In einer herrlichen Sprache erzählte berührende Geschichte
"Luzies Erbe" hat mich von der ersten Minute an gefesselt. Das liegt zum einen an dem ganz wundervollen Schreibstil, der das ganze Buch hindurch eine wahre Freude ist. Helga Bürster schreibt schnörkellos, ...
"Luzies Erbe" hat mich von der ersten Minute an gefesselt. Das liegt zum einen an dem ganz wundervollen Schreibstil, der das ganze Buch hindurch eine wahre Freude ist. Helga Bürster schreibt schnörkellos, lakonisch. Das paßt ausgezeichnet zu ihren Charakteren, die in einem emsländischen Dorf leben und deren Leben von harter Arbeit geprägt ist. Kummer ist was für die "feinen Leute". Diese Charaktere sind der andere Grund, aus dem ich gleich richtig im Buch drin war.
Luzie ist fast hundertjährig verstorben und schon auf der ersten Seite merken wir, daß wir in ein dysfunktionale Familie hineinschauen. In wenigen Worten gibt uns die Autorin eine Fülle an Informationen und ich wollte gleich mehr erfahren über Luzie, ihre Geschichte und die Familie Mazur, die so sprachlos ist, daß sie dafür schon einen eigenen Begriff haben: das Mazur'sche Schweigen.

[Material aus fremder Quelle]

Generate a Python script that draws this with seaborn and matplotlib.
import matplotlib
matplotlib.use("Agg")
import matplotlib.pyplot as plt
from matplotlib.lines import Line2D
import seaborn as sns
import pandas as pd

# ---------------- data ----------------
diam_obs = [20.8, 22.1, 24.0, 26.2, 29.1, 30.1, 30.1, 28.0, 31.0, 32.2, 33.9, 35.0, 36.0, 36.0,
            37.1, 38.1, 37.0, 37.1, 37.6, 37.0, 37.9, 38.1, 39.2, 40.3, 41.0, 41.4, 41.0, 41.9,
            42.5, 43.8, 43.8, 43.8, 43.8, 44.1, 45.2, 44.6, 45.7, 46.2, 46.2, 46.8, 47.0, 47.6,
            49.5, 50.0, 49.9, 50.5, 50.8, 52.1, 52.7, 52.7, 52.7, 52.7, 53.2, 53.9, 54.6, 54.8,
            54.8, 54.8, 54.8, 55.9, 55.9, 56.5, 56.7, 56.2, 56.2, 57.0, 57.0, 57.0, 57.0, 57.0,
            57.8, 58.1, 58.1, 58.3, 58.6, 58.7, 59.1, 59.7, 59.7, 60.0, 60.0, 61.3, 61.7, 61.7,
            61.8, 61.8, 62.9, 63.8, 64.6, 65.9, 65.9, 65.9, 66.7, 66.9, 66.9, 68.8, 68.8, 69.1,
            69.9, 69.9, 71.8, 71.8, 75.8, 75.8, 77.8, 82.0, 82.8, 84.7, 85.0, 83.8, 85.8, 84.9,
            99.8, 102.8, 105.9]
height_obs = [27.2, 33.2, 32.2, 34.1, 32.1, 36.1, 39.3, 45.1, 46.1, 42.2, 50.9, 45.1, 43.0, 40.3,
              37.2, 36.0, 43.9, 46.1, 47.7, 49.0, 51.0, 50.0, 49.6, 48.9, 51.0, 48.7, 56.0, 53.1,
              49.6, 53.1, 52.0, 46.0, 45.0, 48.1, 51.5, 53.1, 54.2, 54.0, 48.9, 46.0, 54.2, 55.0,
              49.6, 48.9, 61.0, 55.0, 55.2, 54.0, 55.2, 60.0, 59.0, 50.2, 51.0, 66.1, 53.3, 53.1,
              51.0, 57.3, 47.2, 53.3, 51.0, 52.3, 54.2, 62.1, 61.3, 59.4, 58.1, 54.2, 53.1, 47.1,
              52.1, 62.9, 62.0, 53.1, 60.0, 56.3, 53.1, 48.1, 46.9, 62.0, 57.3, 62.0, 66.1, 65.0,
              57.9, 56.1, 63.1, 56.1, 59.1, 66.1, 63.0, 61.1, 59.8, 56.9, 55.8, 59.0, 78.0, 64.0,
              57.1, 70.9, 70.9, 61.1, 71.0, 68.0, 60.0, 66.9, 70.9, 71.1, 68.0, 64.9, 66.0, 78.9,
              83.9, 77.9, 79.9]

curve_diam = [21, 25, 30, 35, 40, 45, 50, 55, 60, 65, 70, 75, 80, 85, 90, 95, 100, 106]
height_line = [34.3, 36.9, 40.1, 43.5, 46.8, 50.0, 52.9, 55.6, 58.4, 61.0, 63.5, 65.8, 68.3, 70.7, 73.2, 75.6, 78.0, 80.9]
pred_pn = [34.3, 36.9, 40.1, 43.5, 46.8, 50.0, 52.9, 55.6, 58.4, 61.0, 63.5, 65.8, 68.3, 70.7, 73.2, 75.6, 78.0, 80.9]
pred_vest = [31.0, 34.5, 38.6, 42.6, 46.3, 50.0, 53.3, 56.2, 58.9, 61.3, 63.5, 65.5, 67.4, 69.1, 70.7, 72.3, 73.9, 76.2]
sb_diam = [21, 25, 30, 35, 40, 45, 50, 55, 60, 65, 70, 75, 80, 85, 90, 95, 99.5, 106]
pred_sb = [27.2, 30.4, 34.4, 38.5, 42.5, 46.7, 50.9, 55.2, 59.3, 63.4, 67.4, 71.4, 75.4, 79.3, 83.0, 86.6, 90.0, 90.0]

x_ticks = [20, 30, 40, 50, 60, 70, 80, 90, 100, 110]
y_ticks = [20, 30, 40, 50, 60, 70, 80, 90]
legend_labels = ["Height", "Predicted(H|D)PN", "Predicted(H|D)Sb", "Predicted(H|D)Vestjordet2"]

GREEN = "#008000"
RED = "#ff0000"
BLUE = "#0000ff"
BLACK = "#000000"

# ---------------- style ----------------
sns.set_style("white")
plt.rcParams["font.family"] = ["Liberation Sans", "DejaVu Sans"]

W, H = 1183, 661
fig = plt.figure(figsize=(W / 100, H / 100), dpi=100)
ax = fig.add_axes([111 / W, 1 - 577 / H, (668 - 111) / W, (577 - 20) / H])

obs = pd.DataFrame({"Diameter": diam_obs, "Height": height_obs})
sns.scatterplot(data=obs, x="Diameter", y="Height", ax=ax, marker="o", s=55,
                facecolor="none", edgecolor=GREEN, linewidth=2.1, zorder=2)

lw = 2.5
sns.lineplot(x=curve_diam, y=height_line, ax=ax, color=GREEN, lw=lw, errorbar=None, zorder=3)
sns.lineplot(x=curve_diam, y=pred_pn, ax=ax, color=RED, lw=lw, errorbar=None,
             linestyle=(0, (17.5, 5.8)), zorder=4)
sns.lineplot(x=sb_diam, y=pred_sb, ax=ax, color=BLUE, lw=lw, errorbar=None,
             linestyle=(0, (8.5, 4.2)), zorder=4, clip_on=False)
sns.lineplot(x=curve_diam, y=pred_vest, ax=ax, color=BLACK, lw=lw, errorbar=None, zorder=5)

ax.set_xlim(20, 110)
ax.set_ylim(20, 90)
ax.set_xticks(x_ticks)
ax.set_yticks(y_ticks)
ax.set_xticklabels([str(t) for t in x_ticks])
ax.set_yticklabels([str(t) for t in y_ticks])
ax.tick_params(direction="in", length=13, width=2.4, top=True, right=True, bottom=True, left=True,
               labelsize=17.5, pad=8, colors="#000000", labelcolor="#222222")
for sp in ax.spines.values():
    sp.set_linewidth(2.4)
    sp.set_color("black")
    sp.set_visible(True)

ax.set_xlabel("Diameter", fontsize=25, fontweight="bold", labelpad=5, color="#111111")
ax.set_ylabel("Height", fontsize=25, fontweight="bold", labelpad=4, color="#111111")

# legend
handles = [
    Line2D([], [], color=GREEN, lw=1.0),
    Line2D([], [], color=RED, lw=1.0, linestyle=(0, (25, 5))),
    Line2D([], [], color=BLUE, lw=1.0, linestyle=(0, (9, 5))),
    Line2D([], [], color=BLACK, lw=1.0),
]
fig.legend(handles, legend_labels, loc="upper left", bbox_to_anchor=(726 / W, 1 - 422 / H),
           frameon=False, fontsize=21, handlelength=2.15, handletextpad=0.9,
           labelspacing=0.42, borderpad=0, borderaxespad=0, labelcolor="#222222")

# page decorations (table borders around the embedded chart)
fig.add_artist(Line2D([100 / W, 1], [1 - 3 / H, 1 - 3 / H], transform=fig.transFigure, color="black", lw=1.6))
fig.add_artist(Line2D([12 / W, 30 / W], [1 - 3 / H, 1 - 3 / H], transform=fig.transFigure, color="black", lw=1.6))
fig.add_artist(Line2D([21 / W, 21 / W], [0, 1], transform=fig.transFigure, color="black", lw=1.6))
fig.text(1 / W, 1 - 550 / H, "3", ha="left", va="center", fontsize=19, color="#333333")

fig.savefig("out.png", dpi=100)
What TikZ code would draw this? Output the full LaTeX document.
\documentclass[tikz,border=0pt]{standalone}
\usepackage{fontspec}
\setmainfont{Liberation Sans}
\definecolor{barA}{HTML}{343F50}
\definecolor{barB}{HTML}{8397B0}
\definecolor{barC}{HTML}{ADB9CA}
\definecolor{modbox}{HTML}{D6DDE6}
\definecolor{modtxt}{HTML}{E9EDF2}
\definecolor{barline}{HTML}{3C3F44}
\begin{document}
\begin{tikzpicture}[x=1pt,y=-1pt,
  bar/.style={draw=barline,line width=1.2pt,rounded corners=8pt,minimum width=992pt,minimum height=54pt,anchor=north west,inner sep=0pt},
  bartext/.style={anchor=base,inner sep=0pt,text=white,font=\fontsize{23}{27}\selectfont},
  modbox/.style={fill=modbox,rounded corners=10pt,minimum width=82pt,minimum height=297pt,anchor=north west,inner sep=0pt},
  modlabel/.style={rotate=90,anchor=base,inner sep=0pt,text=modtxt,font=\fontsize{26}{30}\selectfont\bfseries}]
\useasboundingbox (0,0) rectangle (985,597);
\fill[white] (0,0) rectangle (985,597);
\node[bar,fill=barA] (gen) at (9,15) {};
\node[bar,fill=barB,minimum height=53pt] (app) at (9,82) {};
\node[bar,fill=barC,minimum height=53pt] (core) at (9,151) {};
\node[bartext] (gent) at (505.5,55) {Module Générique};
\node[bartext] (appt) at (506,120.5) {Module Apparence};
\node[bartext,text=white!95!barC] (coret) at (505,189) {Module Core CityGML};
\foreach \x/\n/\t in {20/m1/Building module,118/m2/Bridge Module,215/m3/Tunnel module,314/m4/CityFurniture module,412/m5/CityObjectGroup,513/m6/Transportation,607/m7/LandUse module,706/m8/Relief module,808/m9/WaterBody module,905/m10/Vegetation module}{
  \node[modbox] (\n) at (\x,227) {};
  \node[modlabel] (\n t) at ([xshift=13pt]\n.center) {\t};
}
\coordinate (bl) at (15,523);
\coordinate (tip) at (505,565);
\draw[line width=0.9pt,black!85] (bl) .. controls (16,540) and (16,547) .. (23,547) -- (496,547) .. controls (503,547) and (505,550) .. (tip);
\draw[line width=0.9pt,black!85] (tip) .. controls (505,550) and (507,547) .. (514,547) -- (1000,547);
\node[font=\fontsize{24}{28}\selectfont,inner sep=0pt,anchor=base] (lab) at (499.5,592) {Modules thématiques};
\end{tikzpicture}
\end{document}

Das Buch führt uns auf mehreren Zeitebenen durch die Geschichte, hauptsächlich die Gegenwart, in der sich die Familie auf die Beerdigung vorbereitet und Johanne, Luzies Enkelin, versucht, durch die Wand des Schweigens zu stoßen; und die Kriegsjahre, in denen Luzie und der polnische Zwangsarbeiter Jurek sich ineinander verliebt haben und damit nach Ansicht der menschenverachtenden Diktatur "Rassenschande" begehen. Ab und an gibt es Rückblicke Johannes in ihre Kindheit. Die unterschiedlichen Zeitebenen werden durch nichts angezeigt, keine Überschriften oder Jahreszahlen weisen darauf hin, aber man findet sich schnell in den Zeitenwechseln zurecht.
Wenn es um die Greuel der Nazizeit geht, ist die lakonische Sprache der Autorin ebenfalls sehr wirksam. Sie erzählt unsentimental die furchtbarsten Dinge und genau durch diese knappen, sachlichen Worte ist die Wirkung intensiv. Die Sprache erfreute mich immer wieder. "Kinderarmeen, die von Greisen angeführt wurden, sollten jetzt das Reich retten". "...und ihm fiel wieder ein, daß er kein Enkel mehr war, sondern ein Gefangener" - eindrücklich wird das Wesentliche zusammengefaßt. Luzies und Jureks Geschichte vermischt sich mit der der Dorfes und auch hier gelingt Helga Bürster ein sehr lebensechter Blick auf Dorfleben und -mentalität, sowohl vor wie auch nach dem Krieg, wenn die Naziverbrechen eher vergessen werden, als die "Schande" unehelicher Kinder mit einem Ausländer.
Es gibt so viele Themen in diesem nicht einmal dreihundert Seiten umfassenden Buch. Der Umgang mit dem Tod ist ein weiteres und auch dieses ist ausgezeichnet dargebracht. Ehrlich und schnörkellos werden die Belastungen häuslicher Pflege genauso geschildert, wie die empfundene Trauer. Der Umgang der Familie mit Luzies Tod liest sich faszinierend. Ich hätte über diese Familiendynamik gerne noch mehr erfahren, insbesondere Luzies Töchter hätten noch ihre eigene Geschichte zu erzählen. Es war schade, daß dieser Themenkomplex ein wenig zu kurz kam, aber letztlich wollte die Autorin die Geschichte von Luzie und Jurek erzählen und das tut sie auf packende Weise.
So ist "Luzies Erbe" eines jener seltenen Bücher, in dem ich mich immer wieder über Formulierungen und Sätze freute, in dem kein Wort zu viel steht. Ein Buch, das mich gepackt hat und nachwirken wird, so daß ich es am liebsten gleich noch mal lesen möchte.